# Material supplied:

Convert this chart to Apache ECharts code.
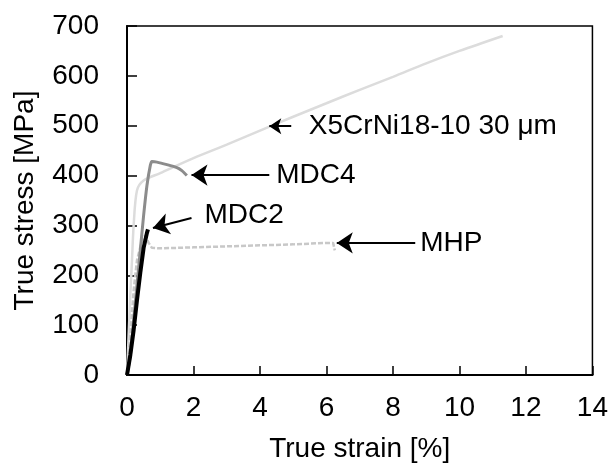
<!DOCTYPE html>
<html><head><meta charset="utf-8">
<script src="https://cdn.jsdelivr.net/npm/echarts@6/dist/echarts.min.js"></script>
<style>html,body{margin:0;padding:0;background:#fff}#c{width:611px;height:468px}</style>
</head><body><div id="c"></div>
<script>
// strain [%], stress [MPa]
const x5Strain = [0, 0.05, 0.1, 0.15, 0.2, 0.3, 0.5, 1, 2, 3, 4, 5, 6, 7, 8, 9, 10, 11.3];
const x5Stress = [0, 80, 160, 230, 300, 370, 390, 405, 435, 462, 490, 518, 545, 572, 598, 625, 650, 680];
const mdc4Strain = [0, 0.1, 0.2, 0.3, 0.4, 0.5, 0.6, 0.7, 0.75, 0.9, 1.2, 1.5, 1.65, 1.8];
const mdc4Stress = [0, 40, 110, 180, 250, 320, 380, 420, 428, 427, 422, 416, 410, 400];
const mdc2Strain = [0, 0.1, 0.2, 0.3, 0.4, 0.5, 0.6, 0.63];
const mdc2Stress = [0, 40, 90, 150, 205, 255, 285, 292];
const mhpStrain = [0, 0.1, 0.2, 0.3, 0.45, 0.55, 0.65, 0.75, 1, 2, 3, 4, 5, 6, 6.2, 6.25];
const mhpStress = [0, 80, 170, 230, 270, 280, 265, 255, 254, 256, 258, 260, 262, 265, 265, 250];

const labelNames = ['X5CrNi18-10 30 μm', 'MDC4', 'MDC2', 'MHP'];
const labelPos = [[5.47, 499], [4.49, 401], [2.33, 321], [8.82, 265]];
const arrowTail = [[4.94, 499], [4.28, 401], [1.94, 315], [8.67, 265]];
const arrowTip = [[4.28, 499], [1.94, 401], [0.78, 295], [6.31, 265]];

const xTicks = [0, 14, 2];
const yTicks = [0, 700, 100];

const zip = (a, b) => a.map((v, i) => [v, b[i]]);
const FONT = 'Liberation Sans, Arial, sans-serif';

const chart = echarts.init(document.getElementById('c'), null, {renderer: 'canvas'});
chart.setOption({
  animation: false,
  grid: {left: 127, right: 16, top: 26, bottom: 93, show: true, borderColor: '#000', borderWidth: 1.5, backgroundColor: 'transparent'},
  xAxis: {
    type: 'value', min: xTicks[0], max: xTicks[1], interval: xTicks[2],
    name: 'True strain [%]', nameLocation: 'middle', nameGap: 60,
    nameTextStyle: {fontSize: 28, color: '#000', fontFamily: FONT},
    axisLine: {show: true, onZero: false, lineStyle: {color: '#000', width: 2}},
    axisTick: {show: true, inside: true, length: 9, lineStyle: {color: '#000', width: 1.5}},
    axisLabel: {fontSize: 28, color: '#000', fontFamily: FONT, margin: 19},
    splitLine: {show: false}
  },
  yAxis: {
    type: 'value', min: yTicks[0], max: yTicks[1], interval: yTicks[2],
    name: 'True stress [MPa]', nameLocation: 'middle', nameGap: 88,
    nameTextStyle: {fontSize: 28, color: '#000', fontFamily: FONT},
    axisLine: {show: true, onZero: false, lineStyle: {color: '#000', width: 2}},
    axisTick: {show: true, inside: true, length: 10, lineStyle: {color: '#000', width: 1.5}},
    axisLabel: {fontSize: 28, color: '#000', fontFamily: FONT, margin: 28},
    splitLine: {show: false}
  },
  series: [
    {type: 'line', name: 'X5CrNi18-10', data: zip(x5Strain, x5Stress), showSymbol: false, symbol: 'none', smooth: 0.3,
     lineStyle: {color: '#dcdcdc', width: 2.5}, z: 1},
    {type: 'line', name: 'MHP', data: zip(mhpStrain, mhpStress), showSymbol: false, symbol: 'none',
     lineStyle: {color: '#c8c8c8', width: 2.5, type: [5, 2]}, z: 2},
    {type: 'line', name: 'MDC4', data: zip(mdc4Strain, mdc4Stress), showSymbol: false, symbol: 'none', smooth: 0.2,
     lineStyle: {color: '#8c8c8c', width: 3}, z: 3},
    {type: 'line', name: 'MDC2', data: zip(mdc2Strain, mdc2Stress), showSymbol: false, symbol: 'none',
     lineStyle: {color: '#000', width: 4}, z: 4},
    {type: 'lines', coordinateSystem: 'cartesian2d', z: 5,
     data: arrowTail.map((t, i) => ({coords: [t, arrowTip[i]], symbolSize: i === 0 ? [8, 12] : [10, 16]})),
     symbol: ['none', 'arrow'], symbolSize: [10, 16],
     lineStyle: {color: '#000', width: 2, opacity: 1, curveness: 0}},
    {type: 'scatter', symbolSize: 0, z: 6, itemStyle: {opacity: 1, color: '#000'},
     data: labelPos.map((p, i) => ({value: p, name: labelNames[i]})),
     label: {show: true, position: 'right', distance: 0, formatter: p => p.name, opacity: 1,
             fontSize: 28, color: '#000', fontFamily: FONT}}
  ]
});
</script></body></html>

--

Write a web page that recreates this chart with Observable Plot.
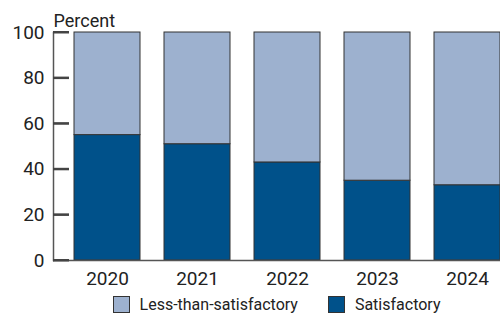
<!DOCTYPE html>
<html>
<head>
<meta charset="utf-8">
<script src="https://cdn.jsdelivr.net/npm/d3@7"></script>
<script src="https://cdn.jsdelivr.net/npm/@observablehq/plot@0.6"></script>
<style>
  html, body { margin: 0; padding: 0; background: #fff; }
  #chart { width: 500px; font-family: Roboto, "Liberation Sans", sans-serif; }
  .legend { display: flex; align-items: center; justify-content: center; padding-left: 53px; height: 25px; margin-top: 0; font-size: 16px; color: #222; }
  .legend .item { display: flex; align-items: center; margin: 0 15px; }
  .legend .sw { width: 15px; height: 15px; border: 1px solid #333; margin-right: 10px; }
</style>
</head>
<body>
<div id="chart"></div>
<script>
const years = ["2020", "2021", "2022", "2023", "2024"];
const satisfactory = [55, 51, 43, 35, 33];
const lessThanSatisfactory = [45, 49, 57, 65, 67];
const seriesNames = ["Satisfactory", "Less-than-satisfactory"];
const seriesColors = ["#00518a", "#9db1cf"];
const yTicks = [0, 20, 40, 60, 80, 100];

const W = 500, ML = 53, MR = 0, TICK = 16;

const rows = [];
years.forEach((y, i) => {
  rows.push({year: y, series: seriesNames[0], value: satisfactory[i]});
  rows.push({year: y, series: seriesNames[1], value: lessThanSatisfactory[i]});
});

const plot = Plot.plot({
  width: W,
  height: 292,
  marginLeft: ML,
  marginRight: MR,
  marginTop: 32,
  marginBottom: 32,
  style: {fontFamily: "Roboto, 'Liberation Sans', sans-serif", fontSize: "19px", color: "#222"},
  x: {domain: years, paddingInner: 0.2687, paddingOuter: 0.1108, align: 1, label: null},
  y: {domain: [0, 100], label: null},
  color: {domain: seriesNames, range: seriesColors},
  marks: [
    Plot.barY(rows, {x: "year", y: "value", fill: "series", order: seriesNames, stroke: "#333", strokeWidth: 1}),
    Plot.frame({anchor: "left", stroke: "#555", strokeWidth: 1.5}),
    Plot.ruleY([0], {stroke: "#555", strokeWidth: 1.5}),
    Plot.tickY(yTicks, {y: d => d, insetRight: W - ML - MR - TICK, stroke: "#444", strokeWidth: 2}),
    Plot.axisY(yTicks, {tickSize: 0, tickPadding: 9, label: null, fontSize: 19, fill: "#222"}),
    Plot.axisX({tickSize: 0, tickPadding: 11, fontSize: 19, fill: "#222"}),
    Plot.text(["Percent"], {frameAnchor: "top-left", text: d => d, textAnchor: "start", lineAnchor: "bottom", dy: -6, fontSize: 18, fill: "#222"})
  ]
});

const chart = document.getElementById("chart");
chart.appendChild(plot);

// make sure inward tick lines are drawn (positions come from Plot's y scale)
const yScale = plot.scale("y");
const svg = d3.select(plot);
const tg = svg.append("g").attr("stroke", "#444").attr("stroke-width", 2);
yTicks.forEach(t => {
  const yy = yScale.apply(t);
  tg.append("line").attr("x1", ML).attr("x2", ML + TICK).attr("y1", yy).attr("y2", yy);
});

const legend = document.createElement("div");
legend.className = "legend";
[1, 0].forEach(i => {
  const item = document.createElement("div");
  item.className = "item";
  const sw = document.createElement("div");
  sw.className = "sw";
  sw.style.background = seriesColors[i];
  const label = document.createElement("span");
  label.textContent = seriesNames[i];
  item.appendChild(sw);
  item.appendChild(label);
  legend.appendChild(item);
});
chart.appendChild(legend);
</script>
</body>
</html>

# The task:
Using the entries above, extract exactly the lines from the one that contains "Convert this chart to Apache ECharts code." through the one that contains "const FONT = 'Liberation". Do not carry over any pictures.

# Written response:
Convert this chart to Apache ECharts code.
<!DOCTYPE html>
<html><head><meta charset="utf-8">
<script src="https://cdn.jsdelivr.net/npm/echarts@6/dist/echarts.min.js"></script>
<style>html,body{margin:0;padding:0;background:#fff}#c{width:611px;height:468px}</style>
</head><body><div id="c"></div>
<script>
// strain [%], stress [MPa]
const x5Strain = [0, 0.05, 0.1, 0.15, 0.2, 0.3, 0.5, 1, 2, 3, 4, 5, 6, 7, 8, 9, 10, 11.3];
const x5Stress = [0, 80, 160, 230, 300, 370, 390, 405, 435, 462, 490, 518, 545, 572, 598, 625, 650, 680];
const mdc4Strain = [0, 0.1, 0.2, 0.3, 0.4, 0.5, 0.6, 0.7, 0.75, 0.9, 1.2, 1.5, 1.65, 1.8];
const mdc4Stress = [0, 40, 110, 180, 250, 320, 380, 420, 428, 427, 422, 416, 410, 400];
const mdc2Strain = [0, 0.1, 0.2, 0.3, 0.4, 0.5, 0.6, 0.63];
const mdc2Stress = [0, 40, 90, 150, 205, 255, 285, 292];
const mhpStrain = [0, 0.1, 0.2, 0.3, 0.45, 0.55, 0.65, 0.75, 1, 2, 3, 4, 5, 6, 6.2, 6.25];
const mhpStress = [0, 80, 170, 230, 270, 280, 265, 255, 254, 256, 258, 260, 262, 265, 265, 250];

const labelNames = ['X5CrNi18-10 30 μm', 'MDC4', 'MDC2', 'MHP'];
const labelPos = [[5.47, 499], [4.49, 401], [2.33, 321], [8.82, 265]];
const arrowTail = [[4.94, 499], [4.28, 401], [1.94, 315], [8.67, 265]];
const arrowTip = [[4.28, 499], [1.94, 401], [0.78, 295], [6.31, 265]];

const xTicks = [0, 14, 2];
const yTicks = [0, 700, 100];

const zip = (a, b) => a.map((v, i) => [v, b[i]]);
const FONT = 'Liberation Sans, Arial, sans-serif';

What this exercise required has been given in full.